Domhnall Gleeson plays Caleb, an employee of Nathan's company, who supposedly wins a lottery to spend a week with the big boss. But Nathan's not a chancy person. Everything he does and sets up is very specific and with purpose. Caleb is nice, almost too nice, and a bit naive. He's skinny and awkward and helpful and concerned. Nathan is much smarter, and much stronger physically, and it's a great contrast between the two. Nathan takes Caleb on a hike up beside a waterfall, waiting politely for out-of-shape Caleb to catch up, then promptly taking off impolitely again before Caleb can catch his breath. (This made me laugh, I admit, cuz I've been guilty of doing that to people who weren't in as good a shape as me. But I've also had it done to me just as many times, so fair's fair.)

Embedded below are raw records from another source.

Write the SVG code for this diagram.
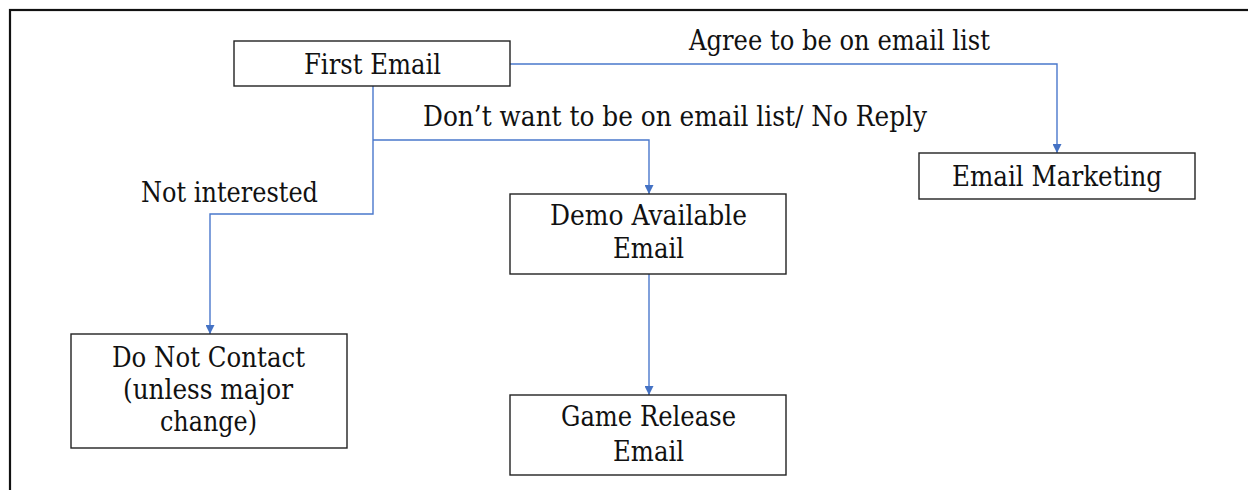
<svg xmlns="http://www.w3.org/2000/svg" width="1248" height="490" viewBox="0 0 1248 490">
  <style>
    .frame { fill: none; stroke: #111; stroke-width: 2.2; }
    .box { fill: #fff; stroke: #222; stroke-width: 1.4; }
    .txt { font-family: "DejaVu Serif", "Liberation Serif", serif; font-size: 27px; fill: #111; text-anchor: middle; }
    .conn { fill: none; stroke: #4A78CC; stroke-width: 1.4; }
  </style>
  <defs>
    <marker id="arrow" viewBox="0 0 10 10" refX="10" refY="5" markerWidth="9" markerHeight="9" markerUnits="userSpaceOnUse" orient="auto">
      <path d="M0,0 L10,5 L0,10 Z" fill="#4472C4"/>
    </marker>
  </defs>

  <rect width="1248" height="490" fill="#fff"/>
  <!-- outer frame, running off the right and bottom edges -->
  <rect class="frame" x="10" y="10" width="1260" height="500"/>

  <g id="connectors">
    <path class="conn" d="M510,64 H1057 V153" marker-end="url(#arrow)"/>
    <path class="conn" d="M373,86 V214 H210 V334" marker-end="url(#arrow)"/>
    <path class="conn" d="M373,140 H649 V194" marker-end="url(#arrow)"/>
    <path class="conn" d="M649,274 V395" marker-end="url(#arrow)"/>
  </g>

  <g id="labels">
    <text class="txt" x="839.5" y="50" textLength="301" lengthAdjust="spacingAndGlyphs">Agree to be on email list</text>
    <text class="txt" x="675" y="126" textLength="504" lengthAdjust="spacingAndGlyphs">Don’t want to be on email list/ No Reply</text>
    <text class="txt" x="229.5" y="202" textLength="177" lengthAdjust="spacingAndGlyphs">Not interested</text>
  </g>

  <g id="first-email">
    <rect class="box" x="234" y="41" width="276" height="45"/>
    <text class="txt" x="372.5" y="74" textLength="137" lengthAdjust="spacingAndGlyphs">First Email</text>
  </g>

  <g id="email-marketing">
    <rect class="box" x="919" y="153" width="276" height="46"/>
    <text class="txt" x="1057" y="186" textLength="210" lengthAdjust="spacingAndGlyphs">Email Marketing</text>
  </g>

  <g id="demo-available-email">
    <rect class="box" x="510" y="194" width="276" height="80"/>
    <text class="txt" x="648.5" y="225" textLength="197" lengthAdjust="spacingAndGlyphs">Demo Available</text>
    <text class="txt" x="648.5" y="258" textLength="71" lengthAdjust="spacingAndGlyphs">Email</text>
  </g>

  <g id="game-release-email">
    <rect class="box" x="510" y="395" width="276" height="80"/>
    <text class="txt" x="648.5" y="426" textLength="175" lengthAdjust="spacingAndGlyphs">Game Release</text>
    <text class="txt" x="648.5" y="461" textLength="71" lengthAdjust="spacingAndGlyphs">Email</text>
  </g>

  <g id="do-not-contact">
    <rect class="box" x="71" y="334" width="276" height="114"/>
    <text class="txt" x="208.5" y="367" textLength="193" lengthAdjust="spacingAndGlyphs">Do Not Contact</text>
    <text class="txt" x="208" y="399" textLength="170" lengthAdjust="spacingAndGlyphs">(unless major</text>
    <text class="txt" x="208.5" y="431" textLength="97" lengthAdjust="spacingAndGlyphs">change)</text>
  </g>
</svg>
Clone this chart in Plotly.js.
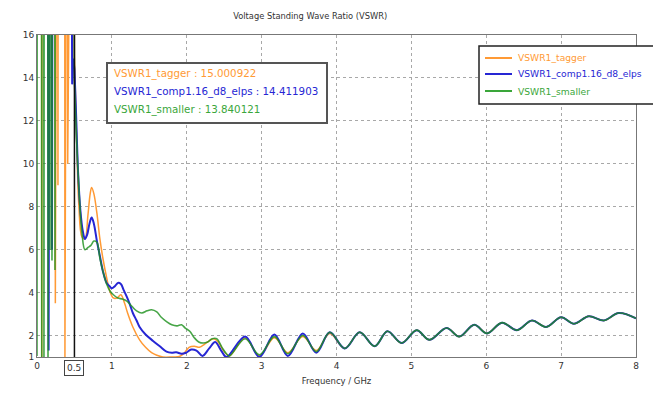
<!DOCTYPE html>
<html>
<head>
<meta charset="utf-8">
<script src="https://cdn.plot.ly/plotly-3.0.1.min.js"></script>
<style>html,body{margin:0;padding:0;background:#fff;}#chart{width:653px;height:401px;}</style>
</head>
<body>
<div id="chart"></div>
<script>
// ---- data ----
const freqTagger = [0,0.06,0.064,0.068,0.235,0.245,0.255,0.275,0.28,0.285,0.368,0.373,0.378,0.405,0.41,0.415,0.48,0.5,0.53,0.56,0.6,0.64,0.68,0.71,0.73,0.76,0.8,0.84,0.88,0.93,0.97,1.02,1.07,1.12,1.17,1.21,1.28,1.37,1.45,1.53,1.6,1.68,1.8,1.9,1.97,2.03,2.1,2.17,2.24,2.3,2.36,2.42,2.5,2.57,2.78,2.97,3.17,3.35,3.55,3.73,3.91,4.11,4.31,4.51,4.68,4.87,5.07,5.24,5.47,5.64,5.84,6.01,6.21,6.41,6.61,6.8,7.0,7.17,7.37,7.57,7.77,8.0];
const vswrTagger = [40,40,1.0,40,40,3.5,40,40,9,40,40,1.0,40,40,10,40,40,15.0,11,8.0,6.6,6.5,7.6,8.6,8.9,8.6,7.7,6.5,5.6,4.7,4.1,3.75,3.75,3.9,3.5,3.05,2.4,1.8,1.45,1.2,1.08,1.0,1.0,1.02,1.2,1.45,1.5,1.45,1.6,1.75,1.85,1.7,1.25,1.05,1.9,1.05,1.9,1.2,1.95,1.3,2.1,1.4,2.15,1.5,2.2,1.65,2.25,1.8,2.35,1.95,2.5,2.1,2.6,2.25,2.7,2.4,2.85,2.55,2.9,2.7,3.05,2.8];

const freqComp = [0,0.14,0.155,0.17,0.19,0.2,0.21,0.45,0.47,0.485,0.5,0.52,0.55,0.58,0.61,0.64,0.67,0.7,0.73,0.76,0.8,0.84,0.88,0.93,0.97,1.0,1.04,1.08,1.12,1.16,1.2,1.24,1.28,1.33,1.37,1.45,1.55,1.64,1.73,1.8,1.86,1.93,1.99,2.06,2.13,2.21,2.3,2.38,2.46,2.53,2.78,2.97,3.17,3.35,3.55,3.73,3.91,4.11,4.31,4.51,4.68,4.87,5.07,5.24,5.47,5.64,5.84,6.01,6.21,6.41,6.61,6.8,7.0,7.17,7.37,7.57,7.77,8.0];
const vswrComp = [30,30,1.3,30,30,6,30,30,13.7,14.9,14.41,12.5,9.5,7.8,6.9,6.5,6.7,7.2,7.5,7.2,6.4,5.7,5.0,4.45,4.3,4.2,4.3,4.45,4.4,4.1,3.8,3.45,3.05,2.7,2.4,2.05,1.75,1.5,1.25,1.2,1.22,1.15,1.2,1.35,1.3,1.05,1.4,1.7,1.3,1.0,1.95,1.0,2.05,1.05,2.1,1.2,2.15,1.4,2.15,1.5,2.2,1.65,2.25,1.8,2.35,1.95,2.5,2.1,2.6,2.25,2.7,2.4,2.85,2.55,2.9,2.7,3.05,2.8];

const freqSmaller = [0,0.004,0.058,0.063,0.068,0.088,0.093,0.098,0.142,0.147,0.152,0.168,0.173,0.178,0.195,0.2,0.205,0.235,0.24,0.245,0.47,0.5,0.55,0.6,0.64,0.68,0.72,0.76,0.8,0.84,0.88,0.93,0.97,1.02,1.08,1.14,1.2,1.27,1.33,1.4,1.47,1.53,1.6,1.66,1.73,1.8,1.87,1.93,1.98,2.04,2.1,2.16,2.22,2.28,2.34,2.4,2.47,2.53,2.57,2.78,2.97,3.17,3.35,3.55,3.73,3.91,4.11,4.31,4.51,4.68,4.87,5.07,5.24,5.47,5.64,5.84,6.01,6.21,6.41,6.61,6.8,7.0,7.17,7.37,7.57,7.77,8.0];
const vswrSmaller = [1.05,40,40,1.0,40,40,1.0,40,40,1.0,40,40,6,40,40,5.5,40,40,5.05,40,40,13.84,9.5,6.8,6.0,6.1,6.2,6.4,6.35,5.6,5.0,4.4,4.1,3.9,3.75,3.7,3.6,3.35,3.15,3.05,3.15,3.2,3.1,2.85,2.65,2.5,2.45,2.5,2.35,2.2,1.9,1.7,1.65,1.7,1.85,1.85,1.45,1.15,1.05,1.85,1.1,1.95,1.15,2.0,1.25,2.15,1.4,2.15,1.5,2.2,1.65,2.25,1.8,2.35,1.95,2.5,2.1,2.6,2.25,2.7,2.4,2.85,2.55,2.9,2.7,3.05,2.8];

const seriesNames = ['VSWR1_tagger','VSWR1_comp1.16_d8_elps','VSWR1_smaller'];
const markerFreq = [0.5];
const markerValues = ['15.000922','14.411903','13.840121'];
const xTicks = [0,1,2,3,4,5,6,7,8];
const yTicks = [1,2,4,6,8,10,12,14,16];

const colors = ['#ff9a35','#2626d4','rgba(30,145,30,0.82)'];
const textColors = ['#ff9a35','#2626d4','#3aa63a'];
const FONT = 'DejaVu Sans, sans-serif';

// resonance part (below the marker) drawn straight, the rest smoothed
function parts(x, y, i, w) {
  let k = x.findIndex(v => v >= markerFreq[0]);
  const base = {type: 'scatter', mode: 'lines', showlegend: false, hoverinfo: 'skip'};
  return [
    Object.assign({}, base, {x: x.slice(0, k + 1), y: y.slice(0, k + 1), line: {color: colors[i], width: w, shape: 'linear'}}),
    Object.assign({}, base, {x: x.slice(k), y: y.slice(k), line: {color: colors[i], width: w, shape: 'spline', smoothing: 1}})
  ];
}
const traces = [].concat(parts(freqTagger, vswrTagger, 0, 1.5), parts(freqComp, vswrComp, 1, 2), parts(freqSmaller, vswrSmaller, 2, 1.6));

// px -> paper helpers (plot area: x 37..636, y 35..357)
const px = v => (v - 37) / 599;
const py = v => (357 - v) / 322;

const annY = [73, 91, 109];
const annotations = markerValues.map((v, i) => ({
  xref: 'paper', yref: 'paper', x: px(112), y: py(annY[i]), xanchor: 'left', yanchor: 'middle',
  text: seriesNames[i] + ' : ' + v, showarrow: false,
  font: {family: FONT, size: 10.3, color: textColors[i]}
}));
annotations.push({
  xref: 'x', yref: 'paper', x: markerFreq[0], y: py(368), xanchor: 'center', yanchor: 'middle',
  text: String(markerFreq[0]), showarrow: false, bordercolor: '#444', borderwidth: 1, borderpad: 2,
  bgcolor: '#fff', font: {family: FONT, size: 9, color: '#333'}
});
// manual legend box (runs off the right edge like the reference)
const legY = [58, 74, 91];
const shapes = [
  {type: 'line', xref: 'x', yref: 'paper', x0: markerFreq[0], x1: markerFreq[0], y0: 0, y1: 1, line: {color: '#111', width: 1.5}, layer: 'above'},
  {type: 'rect', xref: 'paper', yref: 'paper', x0: px(107), x1: px(327), y0: py(123), y1: py(63), line: {color: '#555', width: 2}, fillcolor: '#fff', layer: 'above'},
  {type: 'rect', xref: 'paper', yref: 'paper', x0: px(479), x1: px(670), y0: py(104), y1: py(46), line: {color: '#222', width: 1.5}, fillcolor: '#fff', layer: 'above'}
];
seriesNames.forEach((n, i) => {
  shapes.push({type: 'line', xref: 'paper', yref: 'paper', x0: px(485), x1: px(512), y0: py(legY[i]), y1: py(legY[i]), line: {color: textColors[i], width: 2}, layer: 'above'});
  annotations.push({xref: 'paper', yref: 'paper', x: px(516), y: py(legY[i]), xanchor: 'left', yanchor: 'middle',
    text: n, showarrow: false, font: {family: FONT, size: 9.2, color: textColors[i]}});
});

const layout = {
  width: 653, height: 401,
  margin: {l: 37, r: 17, t: 35, b: 44},
  paper_bgcolor: '#fff', plot_bgcolor: '#fff',
  title: {text: 'Voltage Standing Wave Ratio (VSWR)', font: {family: FONT, size: 8.3, color: '#333'}, x: 0.475, xanchor: 'center', y: 0.96, yanchor: 'middle'},
  xaxis: {range: [0, 8], tickvals: xTicks, ticktext: xTicks.map(String), showgrid: true, gridcolor: '#a8a8a8', griddash: 'dot', gridwidth: 1,
    showline: true, linecolor: '#777', linewidth: 1, mirror: true, zeroline: false, ticks: '',
    tickfont: {family: FONT, size: 9, color: '#333'},
    title: {text: 'Frequency / GHz', font: {family: FONT, size: 8.5, color: '#333'}, standoff: 8}},
  yaxis: {range: [1, 16], tickvals: yTicks, ticktext: yTicks.map(String), showgrid: true, gridcolor: '#a8a8a8', griddash: 'dot', gridwidth: 1,
    showline: true, linecolor: '#777', linewidth: 1, mirror: true, zeroline: false, ticks: '',
    tickfont: {family: FONT, size: 9, color: '#333'}},
  showlegend: false,
  shapes: shapes,
  annotations: annotations
};

Plotly.newPlot('chart', traces, layout, {displayModeBar: false, staticPlot: true});
</script>
</body>
</html>
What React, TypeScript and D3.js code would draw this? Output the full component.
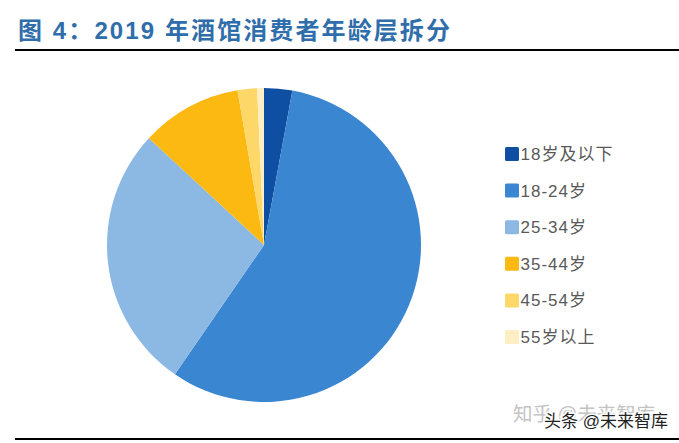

Alicia Vikander is wonderful as Eva, the AI Nathan has created, that Caleb helps test. She brings so much to this role, and has just the right alien quality and humanity at the same time. The effects on her are also amazing. She's beautiful and a bit terrifying at the same time. Nathan prowls his home like a bored lion, and she prowls her much smaller living quarters like a sleek ocelot. They're both very cat-like, but as one is creator and one is the creation, this works very well.
Sonoya Mizuna plays Nathan's domestic servant, who does not have a single line of dialogue, nor does she need one. She conveys everything with looks and action, never needing to speak.
This is not an action movie, so the conflict and tension comes from the relationships of the characters. There's a lot of talking, but I never found any of it boring. There are a lot of ideas in there to chew on, and I like that. It is also a very tense movie, particularly as things unravel. I quite liked the ending, though apparently people's mileage on that varies.
I also love all the little things that you only pick up on in re-watches. Like Nathan only ever wears grey, black, or white clothes, and I don't think that's an accidental choice, particularly as each color subtly matches his actions of that scene. It's kind of brilliant, particularly as just about everything in the movie is orchestrated by Nathan.
This one I bought immediately almost as soon as I returned the Netflix disc. It is rated R for language and some nudity (not sex).